Task brief: In the listing that follows, retype every line from the first through the one containing "const highColor = '#9b9b9b', highLine". Pictures are to be left out.

Data:
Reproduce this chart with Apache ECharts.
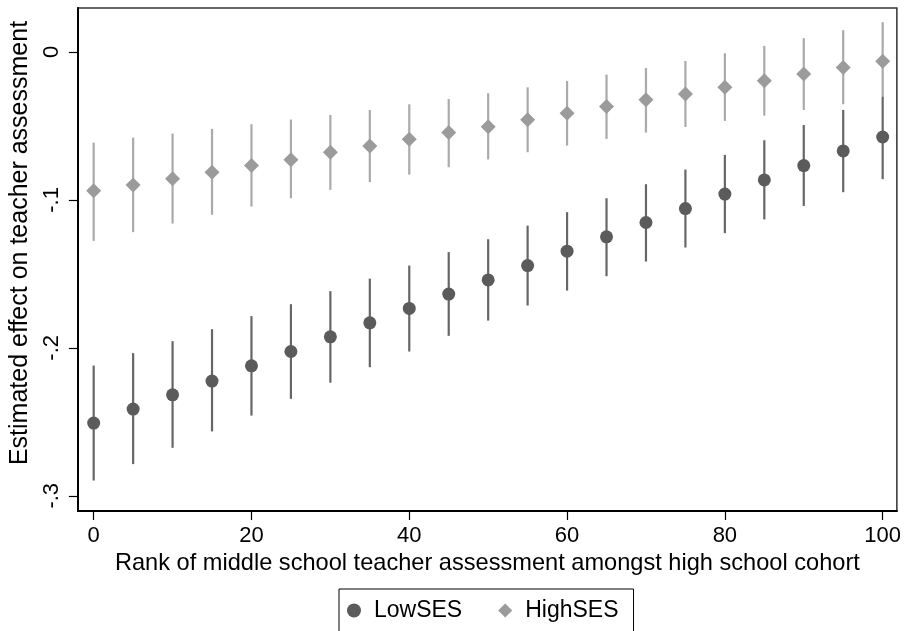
<!DOCTYPE html>
<html>
<head>
<meta charset="utf-8">
<script src="https://cdn.jsdelivr.net/npm/echarts@6/dist/echarts.min.js"></script>
<style>
html,body{margin:0;padding:0;background:#fff;}
#chart{width:904px;height:631px;}
</style>
</head>
<body>
<div id="chart"></div>
<script>
// ---- data ----
const xValues = [0,5,10,15,20,25,30,35,40,45,50,55,60,65,70,75,80,85,90,95,100];

const lowEst   = [-0.2509,-0.2414,-0.2318,-0.2225,-0.2122,-0.2025,-0.1926,-0.1831,-0.1734,-0.1637,-0.1541,-0.1444,-0.1347,-0.1250,-0.1153,-0.1059,-0.0961,-0.0865,-0.0768,-0.0669,-0.0575];
const lowUpper = [-0.2120,-0.2036,-0.1955,-0.1874,-0.1786,-0.1705,-0.1617,-0.1532,-0.1444,-0.1353,-0.1266,-0.1174,-0.1083,-0.0989,-0.0894,-0.0795,-0.0696,-0.0597,-0.0494,-0.0392,-0.0300];
const lowLower = [-0.2897,-0.2786,-0.2676,-0.2565,-0.2458,-0.2345,-0.2236,-0.2131,-0.2025,-0.1919,-0.1816,-0.1714,-0.1613,-0.1516,-0.1417,-0.1322,-0.1225,-0.1132,-0.1041,-0.0948,-0.0860];

const highEst   = [-0.0939,-0.0899,-0.0858,-0.0813,-0.0768,-0.0728,-0.0678,-0.0635,-0.0590,-0.0545,-0.0505,-0.0459,-0.0414,-0.0369,-0.0324,-0.0284,-0.0239,-0.0194,-0.0149,-0.0106,-0.0063];
const highUpper = [-0.0613,-0.0579,-0.0552,-0.0520,-0.0489,-0.0457,-0.0426,-0.0392,-0.0354,-0.0318,-0.0279,-0.0239,-0.0196,-0.0153,-0.0108,-0.0061,-0.0009,0.0041,0.0093,0.0147,0.0201];
const highLower = [-0.1277,-0.1218,-0.1160,-0.1101,-0.1045,-0.0989,-0.0932,-0.0880,-0.0829,-0.0779,-0.0727,-0.0678,-0.0633,-0.0588,-0.0545,-0.0507,-0.0466,-0.0430,-0.0392,-0.0354,-0.0300];

const xTicks = [0,20,40,60,80,100];
const xTickLabels = ['0','20','40','60','80','100'];
const yTicks = [-0.3,-0.2,-0.1,0];
const yTickLabels = ['-.3','-.2','-.1','0'];

const seriesNames = ['LowSES','HighSES'];
const xTitle = 'Rank of middle school teacher assessment amongst high school cohort';
const yTitle = 'Estimated effect on teacher assessment';

// ---- build ----
const FONT = "'Liberation Sans', Arial, Helvetica, sans-serif";
const lowColor = '#5b5b5b', lowLine = '#666666';
const highColor = '#9b9b9b', highLine = '#aaaaaa';

function zip3(a,b,c){ return a.map((v,i)=>[v,b[i],c[i]]); }
function zip2(a,b){ return a.map((v,i)=>[v,b[i]]); }
function lookup(ticks, labels, v){
  for (let i=0;i<ticks.length;i++){ if (Math.abs(ticks[i]-v) < 1e-9) return labels[i]; }
  return '';
}
function errRender(color){
  return function(params, api){
    const x = api.value(0), lo = api.value(1), hi = api.value(2);
    const p1 = api.coord([x, lo]);
    const p2 = api.coord([x, hi]);
    return {
      type: 'line',
      shape: {x1: p1[0], y1: p1[1], x2: p2[0], y2: p2[1]},
      style: {stroke: color, lineWidth: 2.2}
    };
  };
}

const chart = echarts.init(document.getElementById('chart'), null, {renderer:'canvas'});
chart.setOption({
  animation: false,
  backgroundColor: '#ffffff',
  textStyle: {fontFamily: FONT},
  grid: {left: 77, right: 7, top: 8, bottom: 120, show: true, borderColor: '#333', borderWidth: 1.5},
  xAxis: {
    type: 'value', min: -2, max: 101.8,
    splitLine: {show: false},
    axisLine: {show: true, onZero: false, lineStyle: {color: '#000', width: 2}},
    axisTick: {show: true, length: 9, customValues: xTicks, lineStyle: {color: '#000', width: 1.2}},
    axisLabel: {customValues: xTicks, margin: 14, color: '#000', fontSize: 22, fontFamily: FONT,
      formatter: v => lookup(xTicks, xTickLabels, v)},
    name: xTitle, nameLocation: 'middle', nameGap: 38,
    nameTextStyle: {color: '#000', fontSize: 23.6, fontFamily: FONT}
  },
  yAxis: {
    type: 'value', min: -0.3103, max: 0.0297,
    splitLine: {show: false},
    axisLine: {show: true, onZero: false, lineStyle: {color: '#000', width: 2}},
    axisTick: {show: true, length: 9, customValues: yTicks, lineStyle: {color: '#000', width: 1.2}},
    axisLabel: {customValues: yTicks, rotate: 90, margin: 15, color: '#000', fontSize: 22, fontFamily: FONT,
      formatter: v => lookup(yTicks, yTickLabels, v)},
    name: yTitle, nameLocation: 'middle', nameGap: 41, nameRotate: 90,
    nameTextStyle: {color: '#000', fontSize: 25, fontFamily: FONT, padding: [0,0,0,33]}
  },
  legend: {
    left: 339, top: 589,
    padding: [10, 15, 30, 8],
    borderColor: '#000', borderWidth: 1,
    itemWidth: 14, itemHeight: 14, itemGap: 36,
    textStyle: {color: '#000', fontSize: 23, fontFamily: FONT, padding: [0,0,0,8]},
    data: [{name: seriesNames[0], icon: 'circle'}, {name: seriesNames[1], icon: 'diamond'}]
  },
  series: [
    {type: 'custom', name: 'lowCI', renderItem: errRender(lowLine), data: zip3(xValues, lowLower, lowUpper), z: 2, silent: true},
    {type: 'scatter', name: seriesNames[0], symbol: 'circle', symbolSize: 13, itemStyle: {color: lowColor, opacity: 1}, data: zip2(xValues, lowEst), z: 3},
    {type: 'custom', name: 'highCI', renderItem: errRender(highLine), data: zip3(xValues, highLower, highUpper), z: 4, silent: true},
    {type: 'scatter', name: seriesNames[1], symbol: 'diamond', symbolSize: 15, itemStyle: {color: highColor, opacity: 1}, data: zip2(xValues, highEst), z: 5}
  ]
});
</script>
</body>
</html>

Complete output:
Reproduce this chart with Apache ECharts.
<!DOCTYPE html>
<html>
<head>
<meta charset="utf-8">
<script src="https://cdn.jsdelivr.net/npm/echarts@6/dist/echarts.min.js"></script>
<style>
html,body{margin:0;padding:0;background:#fff;}
#chart{width:904px;height:631px;}
</style>
</head>
<body>
<div id="chart"></div>
<script>
// ---- data ----
const xValues = [0,5,10,15,20,25,30,35,40,45,50,55,60,65,70,75,80,85,90,95,100];

const lowEst   = [-0.2509,-0.2414,-0.2318,-0.2225,-0.2122,-0.2025,-0.1926,-0.1831,-0.1734,-0.1637,-0.1541,-0.1444,-0.1347,-0.1250,-0.1153,-0.1059,-0.0961,-0.0865,-0.0768,-0.0669,-0.0575];
const lowUpper = [-0.2120,-0.2036,-0.1955,-0.1874,-0.1786,-0.1705,-0.1617,-0.1532,-0.1444,-0.1353,-0.1266,-0.1174,-0.1083,-0.0989,-0.0894,-0.0795,-0.0696,-0.0597,-0.0494,-0.0392,-0.0300];
const lowLower = [-0.2897,-0.2786,-0.2676,-0.2565,-0.2458,-0.2345,-0.2236,-0.2131,-0.2025,-0.1919,-0.1816,-0.1714,-0.1613,-0.1516,-0.1417,-0.1322,-0.1225,-0.1132,-0.1041,-0.0948,-0.0860];

const highEst   = [-0.0939,-0.0899,-0.0858,-0.0813,-0.0768,-0.0728,-0.0678,-0.0635,-0.0590,-0.0545,-0.0505,-0.0459,-0.0414,-0.0369,-0.0324,-0.0284,-0.0239,-0.0194,-0.0149,-0.0106,-0.0063];
const highUpper = [-0.0613,-0.0579,-0.0552,-0.0520,-0.0489,-0.0457,-0.0426,-0.0392,-0.0354,-0.0318,-0.0279,-0.0239,-0.0196,-0.0153,-0.0108,-0.0061,-0.0009,0.0041,0.0093,0.0147,0.0201];
const highLower = [-0.1277,-0.1218,-0.1160,-0.1101,-0.1045,-0.0989,-0.0932,-0.0880,-0.0829,-0.0779,-0.0727,-0.0678,-0.0633,-0.0588,-0.0545,-0.0507,-0.0466,-0.0430,-0.0392,-0.0354,-0.0300];

const xTicks = [0,20,40,60,80,100];
const xTickLabels = ['0','20','40','60','80','100'];
const yTicks = [-0.3,-0.2,-0.1,0];
const yTickLabels = ['-.3','-.2','-.1','0'];

const seriesNames = ['LowSES','HighSES'];
const xTitle = 'Rank of middle school teacher assessment amongst high school cohort';
const yTitle = 'Estimated effect on teacher assessment';

// ---- build ----
const FONT = "'Liberation Sans', Arial, Helvetica, sans-serif";
const lowColor = '#5b5b5b', lowLine = '#666666';
const highColor = '#9b9b9b', highLine = '#aaaaaa';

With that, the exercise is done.